*The exercise*. Transcribe everything in the data word for word. Pictures are left out.

**********

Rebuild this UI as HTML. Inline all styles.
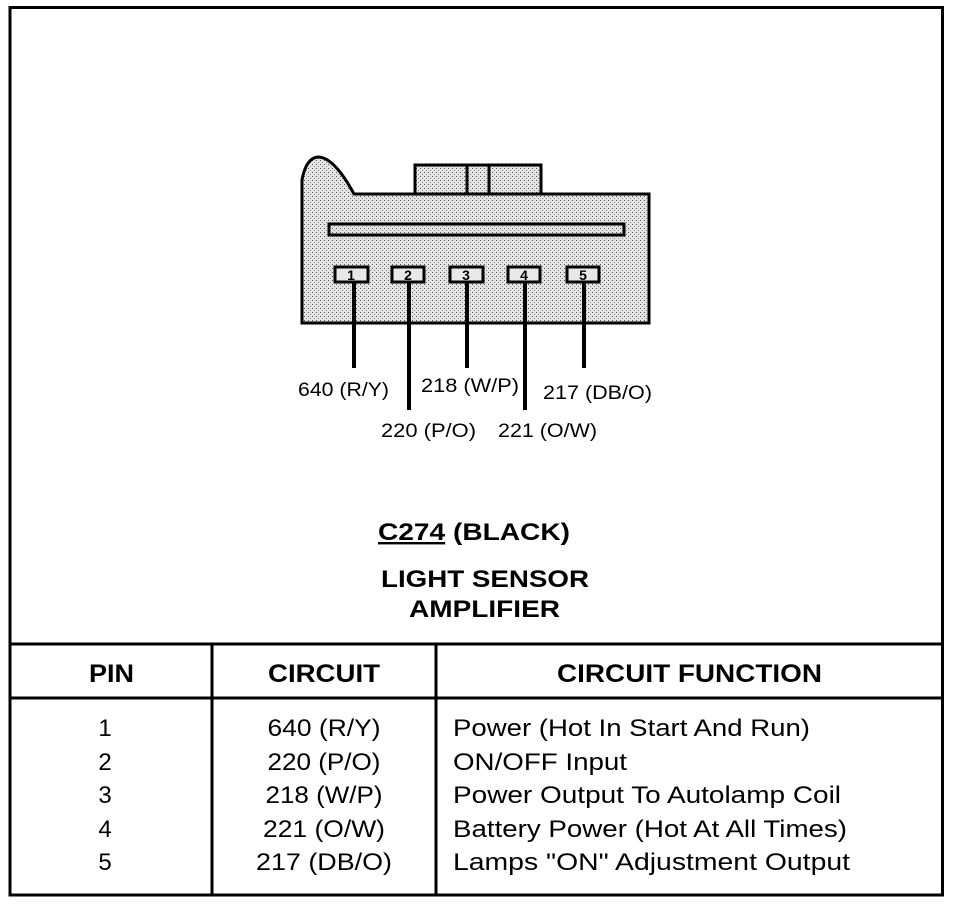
<!DOCTYPE html>
<html><head><meta charset="utf-8"><style>
html,body{margin:0;padding:0;background:#fff;}
svg{display:block;}
text{font-family:"Liberation Sans",Arial,sans-serif;fill:#000;}
</style></head><body>
<svg width="960" height="906" viewBox="0 0 960 906" xmlns="http://www.w3.org/2000/svg">
<defs>
<pattern id="dots" width="4" height="4" patternUnits="userSpaceOnUse">
<rect width="4" height="4" fill="#e4e4e4"/>
<rect x="0" y="0" width="1" height="1" fill="#555"/>
<rect x="2" y="2" width="1" height="1" fill="#888"/>
</pattern>
</defs>
<rect x="10" y="7.5" width="932.5" height="887.5" fill="none" stroke="#000" stroke-width="3"/>
<path d="M302,323 L302,180 Q306,158 318,157 Q334,157 354,194 L649,194 L649,323 Z" fill="url(#dots)" stroke="#000" stroke-width="3"/>
<rect x="415" y="165" width="126" height="29" fill="url(#dots)" stroke="#000" stroke-width="3"/>
<line x1="467" y1="165" x2="467" y2="194" stroke="#000" stroke-width="3"/>
<line x1="489" y1="165" x2="489" y2="194" stroke="#000" stroke-width="3"/>
<rect x="329" y="224" width="295" height="11" fill="url(#dots)" stroke="#000" stroke-width="3"/>
<g stroke="#000" stroke-width="3" fill="#e8e8e8">
<rect x="335" y="267" width="33" height="15"/>
<rect x="392" y="267" width="32" height="15"/>
<rect x="450" y="267" width="33" height="15"/>
<rect x="508" y="267" width="32" height="15"/>
<rect x="567" y="267" width="32" height="15"/>
</g>
<g font-size="14" font-weight="bold" text-anchor="middle">
<text x="351" y="280">1</text><text x="408" y="280">2</text><text x="466" y="280">3</text><text x="524" y="280">4</text><text x="583" y="280">5</text>
</g>
<g stroke="#000" stroke-width="4">
<line x1="354" y1="282" x2="354" y2="368"/>
<line x1="409" y1="282" x2="409" y2="410"/>
<line x1="467" y1="282" x2="467" y2="368"/>
<line x1="525" y1="282" x2="525" y2="410"/>
<line x1="584" y1="282" x2="584" y2="368"/>
</g>
<g font-size="19" lengthAdjust="spacingAndGlyphs">
<text x="298" y="396" textLength="91" lengthAdjust="spacingAndGlyphs">640 (R/Y)</text>
<text x="421" y="392" textLength="98" lengthAdjust="spacingAndGlyphs">218 (W/P)</text>
<text x="543" y="399" textLength="109" lengthAdjust="spacingAndGlyphs">217 (DB/O)</text>
<text x="381" y="437" textLength="95" lengthAdjust="spacingAndGlyphs">220 (P/O)</text>
<text x="498" y="437" textLength="99" lengthAdjust="spacingAndGlyphs">221 (O/W)</text>
</g>
<g font-size="24" font-weight="bold">
<text x="378" y="540" textLength="192" lengthAdjust="spacingAndGlyphs"><tspan text-decoration="underline">C274</tspan> (BLACK)</text>
<text x="381" y="587" textLength="208" lengthAdjust="spacingAndGlyphs">LIGHT SENSOR</text>
<text x="409" y="617" textLength="151" lengthAdjust="spacingAndGlyphs">AMPLIFIER</text>
</g>
<g stroke="#000" stroke-width="3">
<line x1="10" y1="644" x2="942" y2="644"/>
<line x1="10" y1="698" x2="942" y2="698"/>
<line x1="212" y1="644" x2="212" y2="895"/>
<line x1="436" y1="644" x2="436" y2="895"/>
</g>
<g font-size="25" font-weight="bold">
<text x="89" y="682" textLength="45" lengthAdjust="spacingAndGlyphs">PIN</text>
<text x="268" y="682" textLength="112" lengthAdjust="spacingAndGlyphs">CIRCUIT</text>
<text x="557" y="682" textLength="265" lengthAdjust="spacingAndGlyphs">CIRCUIT FUNCTION</text>
</g>
<g font-size="24" text-anchor="middle">
<text x="105" y="736">1</text><text x="105" y="770">2</text><text x="105" y="803">3</text><text x="105" y="837">4</text><text x="105" y="870">5</text>
<text x="324" y="736" textLength="113" lengthAdjust="spacingAndGlyphs">640 (R/Y)</text>
<text x="324" y="770" textLength="113" lengthAdjust="spacingAndGlyphs">220 (P/O)</text>
<text x="324" y="803" textLength="117" lengthAdjust="spacingAndGlyphs">218 (W/P)</text>
<text x="324" y="837" textLength="122" lengthAdjust="spacingAndGlyphs">221 (O/W)</text>
<text x="324" y="870" textLength="136" lengthAdjust="spacingAndGlyphs">217 (DB/O)</text>
</g>
<g font-size="24">
<text x="453" y="736" textLength="357" lengthAdjust="spacingAndGlyphs">Power (Hot In Start And Run)</text>
<text x="453" y="770" textLength="174" lengthAdjust="spacingAndGlyphs">ON/OFF Input</text>
<text x="453" y="803" textLength="388" lengthAdjust="spacingAndGlyphs">Power Output To Autolamp Coil</text>
<text x="453" y="837" textLength="394" lengthAdjust="spacingAndGlyphs">Battery Power (Hot At All Times)</text>
<text x="453" y="870" textLength="397" lengthAdjust="spacingAndGlyphs">Lamps "ON" Adjustment Output</text>
</g>
</svg>
</body></html>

**********

*Solution for this problem*.
Rebuild this UI as HTML. Inline all styles.
<!DOCTYPE html>
<html><head><meta charset="utf-8"><style>
html,body{margin:0;padding:0;background:#fff;}
svg{display:block;}
text{font-family:"Liberation Sans",Arial,sans-serif;fill:#000;}
</style></head><body>
<svg width="960" height="906" viewBox="0 0 960 906" xmlns="http://www.w3.org/2000/svg">
<defs>
<pattern id="dots" width="4" height="4" patternUnits="userSpaceOnUse">
<rect width="4" height="4" fill="#e4e4e4"/>
<rect x="0" y="0" width="1" height="1" fill="#555"/>
<rect x="2" y="2" width="1" height="1" fill="#888"/>
</pattern>
</defs>
<rect x="10" y="7.5" width="932.5" height="887.5" fill="none" stroke="#000" stroke-width="3"/>
<path d="M302,323 L302,180 Q306,158 318,157 Q334,157 354,194 L649,194 L649,323 Z" fill="url(#dots)" stroke="#000" stroke-width="3"/>
<rect x="415" y="165" width="126" height="29" fill="url(#dots)" stroke="#000" stroke-width="3"/>
<line x1="467" y1="165" x2="467" y2="194" stroke="#000" stroke-width="3"/>
<line x1="489" y1="165" x2="489" y2="194" stroke="#000" stroke-width="3"/>
<rect x="329" y="224" width="295" height="11" fill="url(#dots)" stroke="#000" stroke-width="3"/>
<g stroke="#000" stroke-width="3" fill="#e8e8e8">
<rect x="335" y="267" width="33" height="15"/>
<rect x="392" y="267" width="32" height="15"/>
<rect x="450" y="267" width="33" height="15"/>
<rect x="508" y="267" width="32" height="15"/>
<rect x="567" y="267" width="32" height="15"/>
</g>
<g font-size="14" font-weight="bold" text-anchor="middle">
<text x="351" y="280">1</text><text x="408" y="280">2</text><text x="466" y="280">3</text><text x="524" y="280">4</text><text x="583" y="280">5</text>
</g>
<g stroke="#000" stroke-width="4">
<line x1="354" y1="282" x2="354" y2="368"/>
<line x1="409" y1="282" x2="409" y2="410"/>
<line x1="467" y1="282" x2="467" y2="368"/>
<line x1="525" y1="282" x2="525" y2="410"/>
<line x1="584" y1="282" x2="584" y2="368"/>
</g>
<g font-size="19" lengthAdjust="spacingAndGlyphs">
<text x="298" y="396" textLength="91" lengthAdjust="spacingAndGlyphs">640 (R/Y)</text>
<text x="421" y="392" textLength="98" lengthAdjust="spacingAndGlyphs">218 (W/P)</text>
<text x="543" y="399" textLength="109" lengthAdjust="spacingAndGlyphs">217 (DB/O)</text>
<text x="381" y="437" textLength="95" lengthAdjust="spacingAndGlyphs">220 (P/O)</text>
<text x="498" y="437" textLength="99" lengthAdjust="spacingAndGlyphs">221 (O/W)</text>
</g>
<g font-size="24" font-weight="bold">
<text x="378" y="540" textLength="192" lengthAdjust="spacingAndGlyphs"><tspan text-decoration="underline">C274</tspan> (BLACK)</text>
<text x="381" y="587" textLength="208" lengthAdjust="spacingAndGlyphs">LIGHT SENSOR</text>
<text x="409" y="617" textLength="151" lengthAdjust="spacingAndGlyphs">AMPLIFIER</text>
</g>
<g stroke="#000" stroke-width="3">
<line x1="10" y1="644" x2="942" y2="644"/>
<line x1="10" y1="698" x2="942" y2="698"/>
<line x1="212" y1="644" x2="212" y2="895"/>
<line x1="436" y1="644" x2="436" y2="895"/>
</g>
<g font-size="25" font-weight="bold">
<text x="89" y="682" textLength="45" lengthAdjust="spacingAndGlyphs">PIN</text>
<text x="268" y="682" textLength="112" lengthAdjust="spacingAndGlyphs">CIRCUIT</text>
<text x="557" y="682" textLength="265" lengthAdjust="spacingAndGlyphs">CIRCUIT FUNCTION</text>
</g>
<g font-size="24" text-anchor="middle">
<text x="105" y="736">1</text><text x="105" y="770">2</text><text x="105" y="803">3</text><text x="105" y="837">4</text><text x="105" y="870">5</text>
<text x="324" y="736" textLength="113" lengthAdjust="spacingAndGlyphs">640 (R/Y)</text>
<text x="324" y="770" textLength="113" lengthAdjust="spacingAndGlyphs">220 (P/O)</text>
<text x="324" y="803" textLength="117" lengthAdjust="spacingAndGlyphs">218 (W/P)</text>
<text x="324" y="837" textLength="122" lengthAdjust="spacingAndGlyphs">221 (O/W)</text>
<text x="324" y="870" textLength="136" lengthAdjust="spacingAndGlyphs">217 (DB/O)</text>
</g>
<g font-size="24">
<text x="453" y="736" textLength="357" lengthAdjust="spacingAndGlyphs">Power (Hot In Start And Run)</text>
<text x="453" y="770" textLength="174" lengthAdjust="spacingAndGlyphs">ON/OFF Input</text>
<text x="453" y="803" textLength="388" lengthAdjust="spacingAndGlyphs">Power Output To Autolamp Coil</text>
<text x="453" y="837" textLength="394" lengthAdjust="spacingAndGlyphs">Battery Power (Hot At All Times)</text>
<text x="453" y="870" textLength="397" lengthAdjust="spacingAndGlyphs">Lamps "ON" Adjustment Output</text>
</g>
</svg>
</body></html>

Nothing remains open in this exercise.